10. The methodology adopted by finance companies in giving loans and recovery of instalments is crude and abusive. Each company has employed a team of field officers to issue loans and collect the interest and the instalments. The income of field officers and their job security depends on the number of loans given and the effectiveness of the recovery of instalments. (Victor Ivan 2019)

11. Instalments are being collected weekly or fortnightly, not monthly. The field officers are young men and the debtors they have to deal with are women. The field officers would visit the defaulters and stay in their houses till the outstanding instalments are paid and that the field officers would make these visits particularly at night when their husbands were away from home. (Victor Ivan 2019)

12. United Nations Independent Expert Bohoslavsky’s (2019) recommendations to the Sri Lanka Government has not been implemented so far.
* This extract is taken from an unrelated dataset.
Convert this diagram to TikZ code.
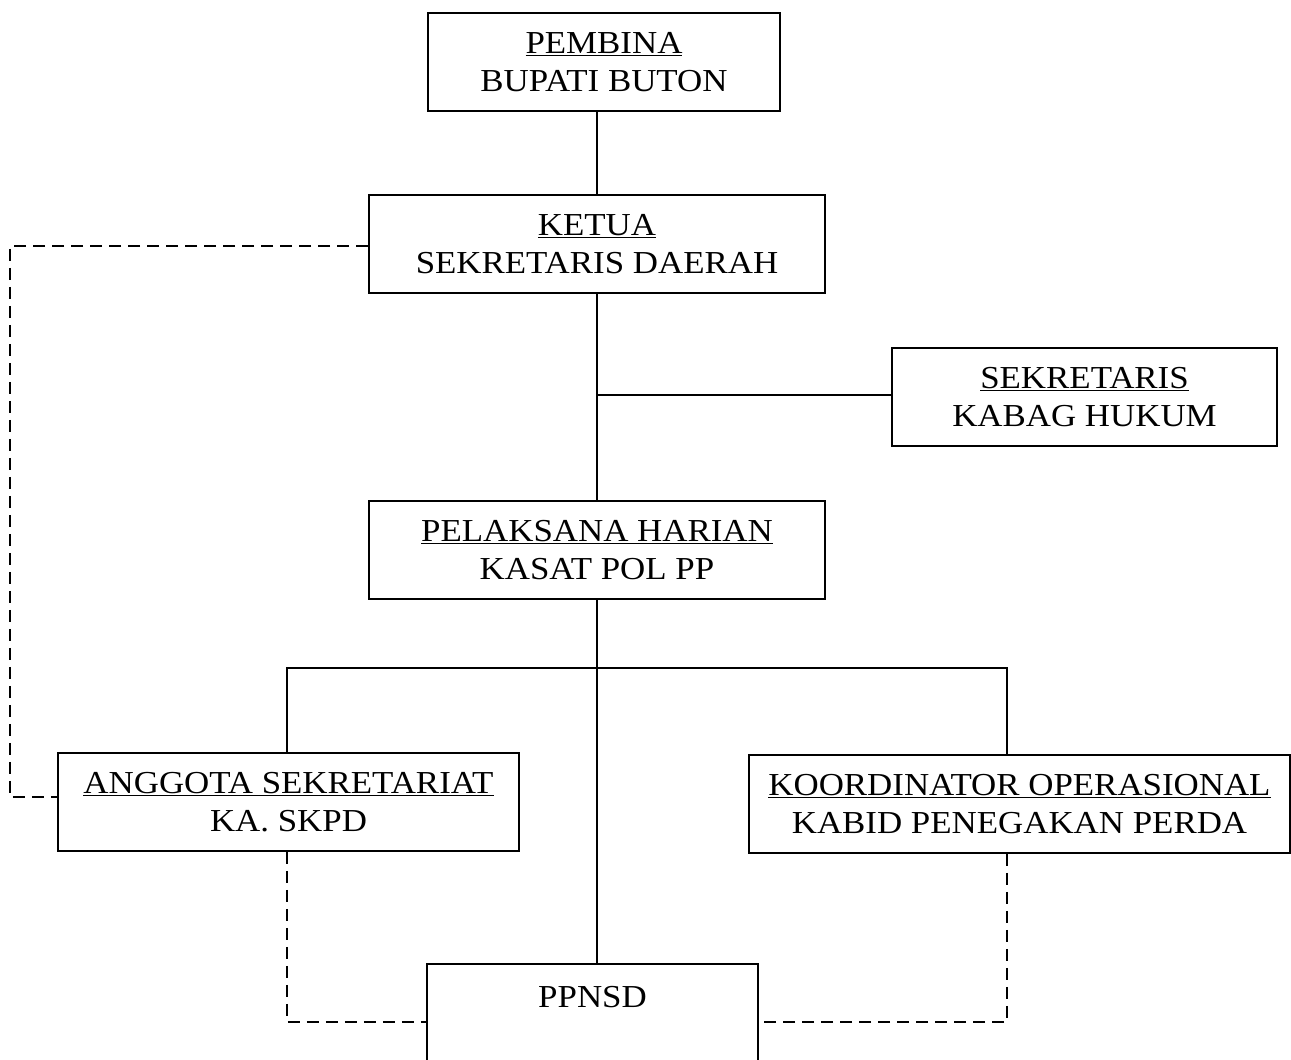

(l) Adopt and effectively implement a robust and comprehensive regulatory framework in the field of microfinance applicable to all types of microfinance service providers; it should include guidelines on assessing the credit risk of loans and interest rates, and regulate and restrict the actions that lenders can take for collection, in accordance with international human rights norms and standards;

(m) Amend the legislative framework in place to ensure that usurious microcredits are void (or voidable), and afford victims the right to request the return of money as compensation;

(n) Declare a moratorium on repayments until the laws and regulatory frameworks referred in section V of the present report are adopted and effectively implemented, in order to prevent groups at heightened risk – in particular women – from being further exploited by lenders.

13. The struggle for justice by the victims of Micro Finance schemes is a human rights issue that comes under ESC rights. Victims belong to all communities of Sri Lanka. International Human Rights Community needs to address their concerns as well.